▶ **Source data**:

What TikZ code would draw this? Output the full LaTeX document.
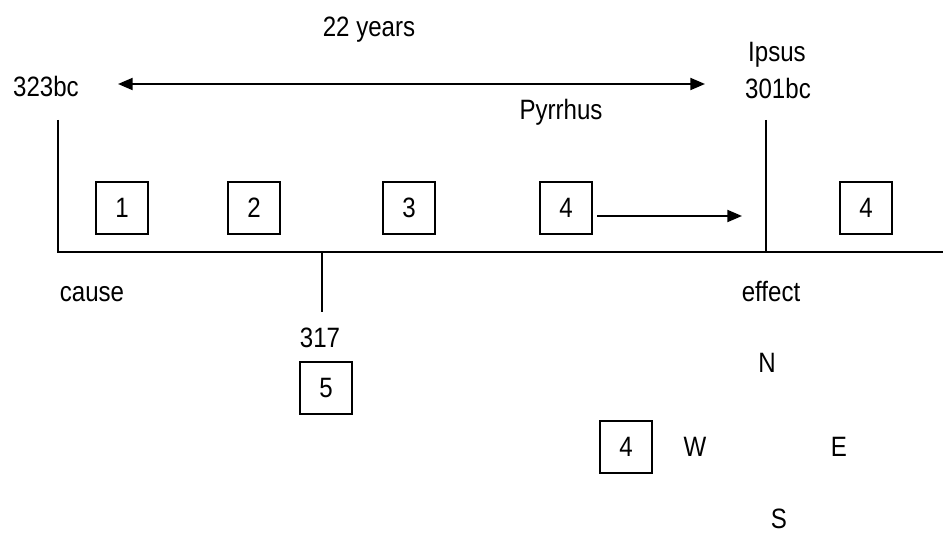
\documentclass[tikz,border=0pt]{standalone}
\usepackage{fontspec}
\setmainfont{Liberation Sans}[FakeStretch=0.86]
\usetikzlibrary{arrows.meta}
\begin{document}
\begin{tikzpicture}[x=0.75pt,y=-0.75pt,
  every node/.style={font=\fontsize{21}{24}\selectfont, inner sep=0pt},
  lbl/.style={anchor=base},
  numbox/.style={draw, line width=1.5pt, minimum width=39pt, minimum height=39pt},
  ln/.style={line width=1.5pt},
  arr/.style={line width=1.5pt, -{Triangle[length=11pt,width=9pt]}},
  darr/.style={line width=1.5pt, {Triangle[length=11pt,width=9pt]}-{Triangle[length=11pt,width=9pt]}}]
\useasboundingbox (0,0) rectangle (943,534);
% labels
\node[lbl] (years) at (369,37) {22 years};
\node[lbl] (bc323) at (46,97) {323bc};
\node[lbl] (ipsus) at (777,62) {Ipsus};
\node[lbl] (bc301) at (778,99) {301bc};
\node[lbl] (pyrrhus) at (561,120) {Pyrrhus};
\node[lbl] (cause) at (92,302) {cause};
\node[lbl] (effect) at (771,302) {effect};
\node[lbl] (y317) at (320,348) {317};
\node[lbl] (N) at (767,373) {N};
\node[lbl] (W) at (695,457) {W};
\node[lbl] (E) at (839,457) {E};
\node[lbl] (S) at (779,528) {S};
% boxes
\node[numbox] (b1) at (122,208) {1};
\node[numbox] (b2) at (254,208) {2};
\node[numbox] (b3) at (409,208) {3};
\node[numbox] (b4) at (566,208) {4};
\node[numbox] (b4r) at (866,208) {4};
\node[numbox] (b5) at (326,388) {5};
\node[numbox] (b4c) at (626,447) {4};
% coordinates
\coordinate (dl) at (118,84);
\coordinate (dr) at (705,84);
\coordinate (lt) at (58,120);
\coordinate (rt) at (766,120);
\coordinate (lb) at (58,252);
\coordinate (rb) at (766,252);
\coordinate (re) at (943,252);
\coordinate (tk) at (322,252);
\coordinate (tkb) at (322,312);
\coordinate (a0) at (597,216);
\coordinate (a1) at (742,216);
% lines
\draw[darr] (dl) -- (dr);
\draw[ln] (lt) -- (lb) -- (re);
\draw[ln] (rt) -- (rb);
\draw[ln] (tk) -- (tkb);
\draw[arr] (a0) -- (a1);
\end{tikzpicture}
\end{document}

▶ **Short problem**:
Reproduce the whole listing above word for word, but not its pictures.

▶ **Right answer**:
What TikZ code would draw this? Output the full LaTeX document.
\documentclass[tikz,border=0pt]{standalone}
\usepackage{fontspec}
\setmainfont{Liberation Sans}[FakeStretch=0.86]
\usetikzlibrary{arrows.meta}
\begin{document}
\begin{tikzpicture}[x=0.75pt,y=-0.75pt,
  every node/.style={font=\fontsize{21}{24}\selectfont, inner sep=0pt},
  lbl/.style={anchor=base},
  numbox/.style={draw, line width=1.5pt, minimum width=39pt, minimum height=39pt},
  ln/.style={line width=1.5pt},
  arr/.style={line width=1.5pt, -{Triangle[length=11pt,width=9pt]}},
  darr/.style={line width=1.5pt, {Triangle[length=11pt,width=9pt]}-{Triangle[length=11pt,width=9pt]}}]
\useasboundingbox (0,0) rectangle (943,534);
% labels
\node[lbl] (years) at (369,37) {22 years};
\node[lbl] (bc323) at (46,97) {323bc};
\node[lbl] (ipsus) at (777,62) {Ipsus};
\node[lbl] (bc301) at (778,99) {301bc};
\node[lbl] (pyrrhus) at (561,120) {Pyrrhus};
\node[lbl] (cause) at (92,302) {cause};
\node[lbl] (effect) at (771,302) {effect};
\node[lbl] (y317) at (320,348) {317};
\node[lbl] (N) at (767,373) {N};
\node[lbl] (W) at (695,457) {W};
\node[lbl] (E) at (839,457) {E};
\node[lbl] (S) at (779,528) {S};
% boxes
\node[numbox] (b1) at (122,208) {1};
\node[numbox] (b2) at (254,208) {2};
\node[numbox] (b3) at (409,208) {3};
\node[numbox] (b4) at (566,208) {4};
\node[numbox] (b4r) at (866,208) {4};
\node[numbox] (b5) at (326,388) {5};
\node[numbox] (b4c) at (626,447) {4};
% coordinates
\coordinate (dl) at (118,84);
\coordinate (dr) at (705,84);
\coordinate (lt) at (58,120);
\coordinate (rt) at (766,120);
\coordinate (lb) at (58,252);
\coordinate (rb) at (766,252);
\coordinate (re) at (943,252);
\coordinate (tk) at (322,252);
\coordinate (tkb) at (322,312);
\coordinate (a0) at (597,216);
\coordinate (a1) at (742,216);
% lines
\draw[darr] (dl) -- (dr);
\draw[ln] (lt) -- (lb) -- (re);
\draw[ln] (rt) -- (rb);
\draw[ln] (tk) -- (tkb);
\draw[arr] (a0) -- (a1);
\end{tikzpicture}
\end{document}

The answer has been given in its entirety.